Her early school experiences were challenging. When Berdecia enrolled at a new middle school, she was often picked on. “I felt like I needed to prove something to the students, to show them that they couldn’t beat me up,” she says. To adapt, she made friends with the bullies. She started hanging out with them, she says, and got into trouble occasionally.

“The teachers started telling me, ‘You’re very smart, but you’re not doing the right thing by putting yourself in these positions where you’re not really taking advantage of how smart you are. You’re just trying to be a rebel,’” she recalls.

So Berdecia took her studies more seriously and paid greater attention in her honors classes. She spent more time reading books and less time hanging out with her friends, much to their dislike.

It was her family’s economic hardships that made her realize the value of higher education. She remembers a time when her family was “roaming from relative’s house to relative’s house,” she says. “I didn’t like to be in that position, where we had to be dependent on other people, and so I wanted to make it so that my family never has to go through something like that again.”

She also recalls the pain of finding her mother, the head of her household, very distraught upon losing a job. “When I got home from high school one afternoon, I found her crying. She was worried and didn’t know what to do. That memory has always driven me to protect my family and to protect my interests. It was important for me to get an education.”

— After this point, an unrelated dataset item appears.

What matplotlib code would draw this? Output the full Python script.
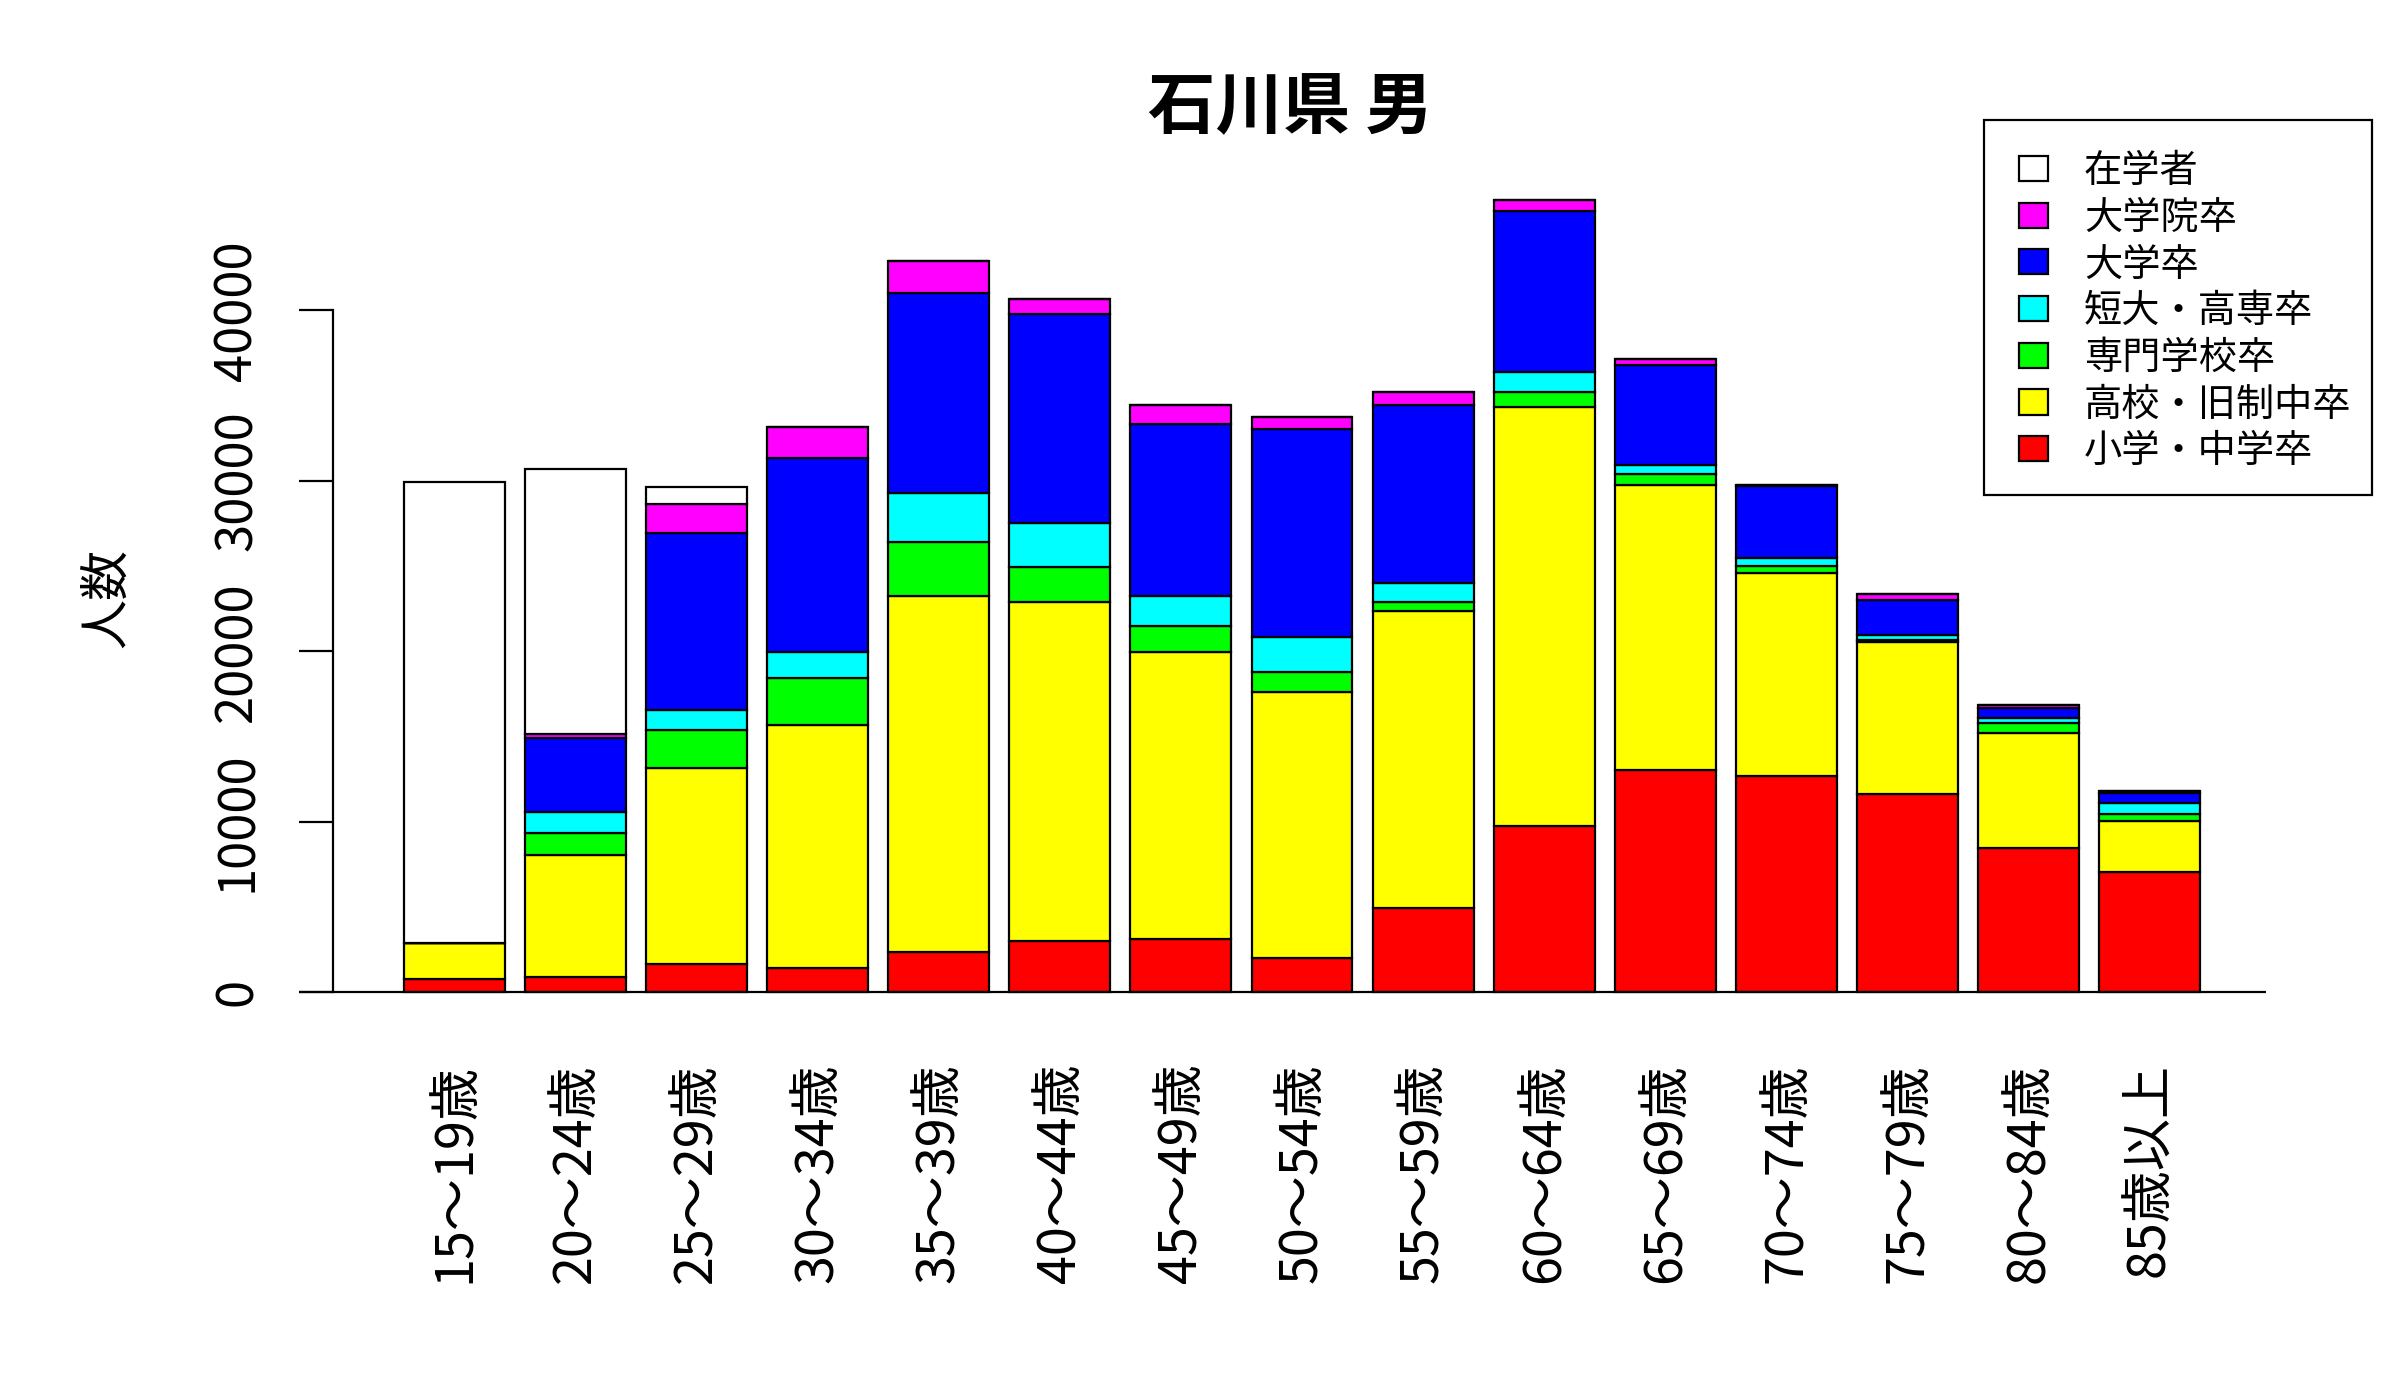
import matplotlib
matplotlib.use("Agg")
import matplotlib.pyplot as plt
from matplotlib.patches import Rectangle
import numpy as np

plt.rcParams['font.family'] = ['Noto Sans CJK JP', 'DejaVu Sans']

ages = ["15～19歳", "20～24歳", "25～29歳", "30～34歳", "35～39歳", "40～44歳",
        "45～49歳", "50～54歳", "55～59歳", "60～64歳", "65～69歳", "70～74歳",
        "75～79歳", "80～84歳", "85歳以上"]

elem_junior = [780, 910, 1660, 1400, 2380, 3000, 3100, 1990, 4920, 9740, 13030, 12710, 11630, 8440, 7070]
high_school = [2120, 7170, 11470, 14300, 20850, 19900, 16870, 15600, 17460, 24570, 16750, 11890, 8930, 6770, 3000]
vocational = [0, 1270, 2280, 2710, 3160, 2020, 1530, 1210, 490, 880, 620, 390, 90, 560, 360]
junior_college = [0, 1210, 1170, 1560, 2870, 2610, 1760, 2020, 1110, 1170, 550, 490, 300, 320, 650]
university = [0, 4330, 10360, 11340, 11760, 12250, 10100, 12220, 10490, 9480, 5830, 4200, 2050, 590, 620]
graduate = [0, 260, 1700, 1820, 1890, 910, 1110, 710, 720, 650, 390, 100, 360, 160, 90]
students = [27040, 15540, 1010, 0, 0, 0, 0, 0, 0, 0, 0, 0, 0, 0, 0]

series_names = ["小学・中学卒", "高校・旧制中卒", "専門学校卒", "短大・高専卒", "大学卒", "大学院卒", "在学者"]
series_vals = [elem_junior, high_school, vocational, junior_college, university, graduate, students]
series_colors = ["#FF0000", "#FFFF00", "#00FF00", "#00FFFF", "#0000FF", "#FF00FF", "#FFFFFF"]

W, H = 2400, 1400
fig = plt.figure(figsize=(24, 14), dpi=100)

# axes placement in pixels
left_px, right_px, top_px, bot_px = 299, 2266, 167, 1024
ax = fig.add_axes([left_px / W, 1 - bot_px / H, (right_px - left_px) / W, (bot_px - top_px) / H])

n = len(ages)
centers = 0.7 + 1.2 * np.arange(n)
bottom = np.zeros(n)
for vals, col in zip(series_vals, series_colors):
    v = np.array(vals, dtype=float)
    ax.bar(centers, v, width=1.0, bottom=bottom, color=col, edgecolor="black",
           linewidth=1.6, zorder=2)
    bottom += v

ax.set_xlim(-0.8406, 18.654)
ax.set_ylim(-1859, 48404)

for s in ["top", "right", "bottom"]:
    ax.spines[s].set_visible(False)
ax.spines["left"].set_position(("data", -0.5037))
ax.spines["left"].set_bounds(0, 40000)
ax.spines["left"].set_linewidth(1.6)
ax.axhline(0, color="black", linewidth=1.6, zorder=3)

ax.set_yticks([0, 10000, 20000, 30000, 40000])
ax.set_yticklabels(["0", "10000", "20000", "30000", "40000"], rotation=90, va="center")
ax.tick_params(axis="y", length=24.5, width=1.6, pad=25.5, labelsize=36.5)

ax.set_xticks(centers)
ax.set_xticklabels(ages, rotation=90, fontsize=37.5)
ax.tick_params(axis="x", length=0, pad=28)

fig.text(1290 / W, 1 - 109 / H, "石川県 男", ha="center", va="center",
         fontsize=48.5, fontweight="bold")
fig.text(107 / W, 1 - 598 / H, "人数", ha="center", va="center", rotation=90, fontsize=36)

# legend (drawn manually to match layout)
lx0, lx1, ly0, ly1 = 1984, 2372, 120, 495
fig.add_artist(Rectangle((lx0 / W, 1 - ly1 / H), (lx1 - lx0) / W, (ly1 - ly0) / H,
                         transform=fig.transFigure, facecolor="white", edgecolor="black",
                         linewidth=1.6, zorder=5))
leg_order = list(range(len(series_names)))[::-1]
for row, idx in enumerate(leg_order):
    cy = 168.5 + 46.7 * row
    fig.add_artist(Rectangle((2019 / W, 1 - (cy + 12.5) / H), 29 / W, 25 / H,
                             transform=fig.transFigure, facecolor=series_colors[idx],
                             edgecolor="black", linewidth=1.6, zorder=6))
    fig.text(2084 / W, 1 - (cy + 3) / H, series_names[idx], ha="left", va="center",
             fontsize=27.5, zorder=7)

fig.savefig("out.png", dpi=100, facecolor="white")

Berdecia was eight years old when her mother graduated from Bronx Community College with an associate’s degree. Berdecia says that watching her mother showed her how education makes a difference in life and taught her to study hard.

After focusing on her studies, Berdecia graduated salutatorian from her high school, and she credits the Arthur O. Eve Higher Education Opportunity Program (HEOP) for playing an important role in her coming to Cornell. “I was given a huge opportunity, and that’s why I’m very grateful for everything that Cornell has done for me. I feel very privileged to be here,” she says.

Berdecia says that she also appreciated the university’s need-based financial aid, as well as the scholarships she received from outside organizations. She was a Congressional Hispanic Caucus Institute-Ford Scholar, an Albert Shanker United Federation of Teachers Scholar, a New York State Lottery Scholar, a SUNY Empire State Minority Scholar, and a New York State Merit Scholar.

Cornell’s diversity also attracted her to the school, she says, and she was excited when she discovered how law was important in many disciplines at the university. When she was considering her major, she read Cornell’s ILR School brochure and was instantly impressed with its multidisciplinary approach.

As she graduates, she hopes future Cornellians will also embrace the diverse student body and their own identities.

“Don’t be afraid of something different and meeting new people because that’s where you learn the most when you are in those kinds of environments,” she says. “Don’t be afraid of yourself and your identity.”

"I was given a huge opportunity, and that's why I'm grateful for everything that Cornell has done for me. I feel privileged to be here."
"My goal is to become a federal judge. If I can make it to the Supreme Court that would be amazing."